Los Angeles 1980–?: Californian Nomadism
    For the ninth time — the last until today — the mercantile order reorganizes itself around a place, a culture, and the financial resources required for a innovative class to transform a technical revolution into a mass commercial market. For the ninth time, this mutation enlarges the space of the mercantile order and that of democracy. It raises still higher the number of the world’s market democracies.
    This new form, in which we still live today, constitutes the foundation stone of history on the move. We must therefore discuss it in greater detail than its eight predecessors.

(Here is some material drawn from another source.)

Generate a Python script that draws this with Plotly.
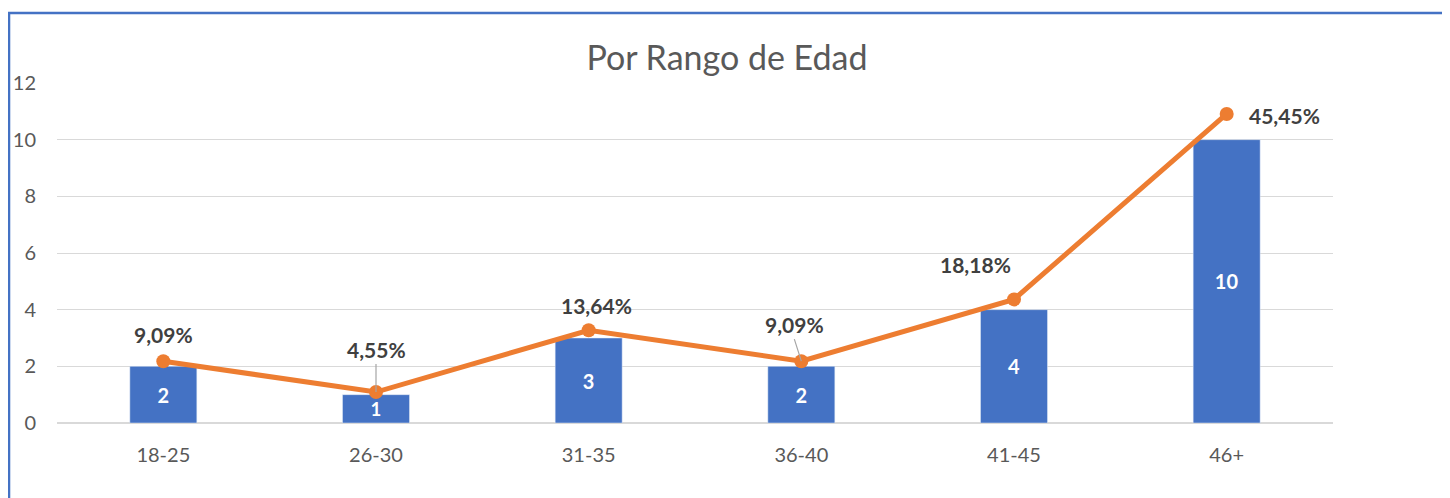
import plotly.graph_objects as go

categories = ["18-25", "26-30", "31-35", "36-40", "41-45", "46+"]
counts = [2, 1, 3, 2, 4, 10]
percents = [9.09, 4.55, 13.64, 9.09, 18.18, 45.45]
pct_labels = ["9,09%", "4,55%", "13,64%", "9,09%", "18,18%", "45,45%"]
y_ticks = [0, 2, 4, 6, 8, 10, 12]

BLUE = "#4472C4"
ORANGE = "#ED7D31"
GREY = "#595959"
FONT = "Lato"

fig = go.Figure()
fig.add_trace(go.Bar(
    x=categories, y=counts, marker_color=BLUE, width=0.315,
    text=[str(c) for c in counts], textposition="inside", insidetextanchor="middle",
    textfont=dict(color="white", size=20, family=FONT, weight="bold"),
    textangle=0, showlegend=False, hoverinfo="skip",
))
fig.add_trace(go.Scatter(
    x=categories, y=percents, yaxis="y2", mode="lines+markers",
    line=dict(color=ORANGE, width=5), marker=dict(color=ORANGE, size=14),
    showlegend=False, hoverinfo="skip",
))

# label offsets (pixels) for percentage annotations
offsets = [(0, -12, False), (0, -28, True), (8, -10, False), (-7, -22, True), (-39, -20, False), (58, 2, False)]
for cat, p, lab, (ax, ay, arrow) in zip(categories, percents, pct_labels, offsets):
    fig.add_annotation(
        x=cat, y=p, xref="x", yref="y2", text=lab,
        showarrow=True, arrowhead=0, arrowwidth=1.2,
        arrowcolor="#A6A6A6" if arrow else "rgba(0,0,0,0)",
        ax=ax, ay=ay, standoff=0, startstandoff=0,
        font=dict(size=21, color="#404040", family=FONT, weight="bold"),
        yanchor="bottom" if ax < 30 else "middle",
    )

fig.add_shape(type="rect", xref="paper", yref="paper",
              x0=-0.0376, x1=1.0885, y0=-0.3, y1=1.206,
              line=dict(color=BLUE, width=2.5), fillcolor="rgba(0,0,0,0)", layer="below")

fig.update_layout(
    width=1442, height=490,
    margin=dict(l=49, r=117, t=75, b=75, autoexpand=False),
    paper_bgcolor="white", plot_bgcolor="white",
    title=dict(text="Por Rango de Edad", x=0.4986, xref="container", xanchor="center",
               y=1 - 50 / 490, yref="container", yanchor="middle",
               font=dict(size=34, color=GREY, family=FONT)),
    xaxis=dict(tickfont=dict(size=20, color=GREY, family=FONT), showgrid=False,
               ticks="", ticklabelstandoff=18, showline=False, automargin=False),
    yaxis=dict(range=[0, 12], tickvals=y_ticks, tickfont=dict(size=20, color=GREY, family=FONT),
               showgrid=True, gridcolor="#D9D9D9", gridwidth=1, zeroline=True,
               zerolinecolor="#D9D9D9", zerolinewidth=2, ticklabelstandoff=20, showline=False,
               automargin=False),
    yaxis2=dict(range=[0, 50], overlaying="y", side="right", visible=False, showgrid=False),
)

fig.write_html("out.html")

    Here in California — in this American state roughly the size of Spain geographically, where 36 million people (one American in eight) live, from San Francisco to Los Angeles, from Hollywood to Silicon Valley — the new core takes up residence. This is not a randomly chosen site. Here in the past, men discovered gold mines, and it was here that the oil industry and movies took their first steps, here that the most adventurous Americans gathered, and here that the electronics and aeronautical industries took hold. Here too some of America’s finest universities are located, as well as some of its greatest research centers and its best vineyards. California is where the talents of the entertainment industry, the bestmusicians, and the inventors of all information technologies have flocked. And here too, from its Mexican border to the Canadian frontier, the permanent threat of earthquakes gives rise to an intense, unique vibrancy, a fabulous desire to live, and a passion for the new.
    As with all preceding crises of the mercantile order, the technologies needed for the ninth form preexist their use. Because the bureaucratic activities of banks and corporations weigh increasingly heavily on overall productivity, the automation of information and its manipulation become a major factor. First to appear, in the 1920s, are electric machines working with perforated cards. Then, in the forties, the first computers designed for military use rely on the transistor. In 1971, the microprocessor, heir to the transistor, sees the light of day. A tiny chip of silicon piled with thousands, then millions, and then billions of elementary storage and information processing units is put on the market by a new company, Intel, jointly founded by Gordon Moore and Robert Noyce. The microprocessor makes it possible to perfect the serial computer, it too the heir of a long succession of innovations launched in the seventeenth century in France by Blaise Pascal.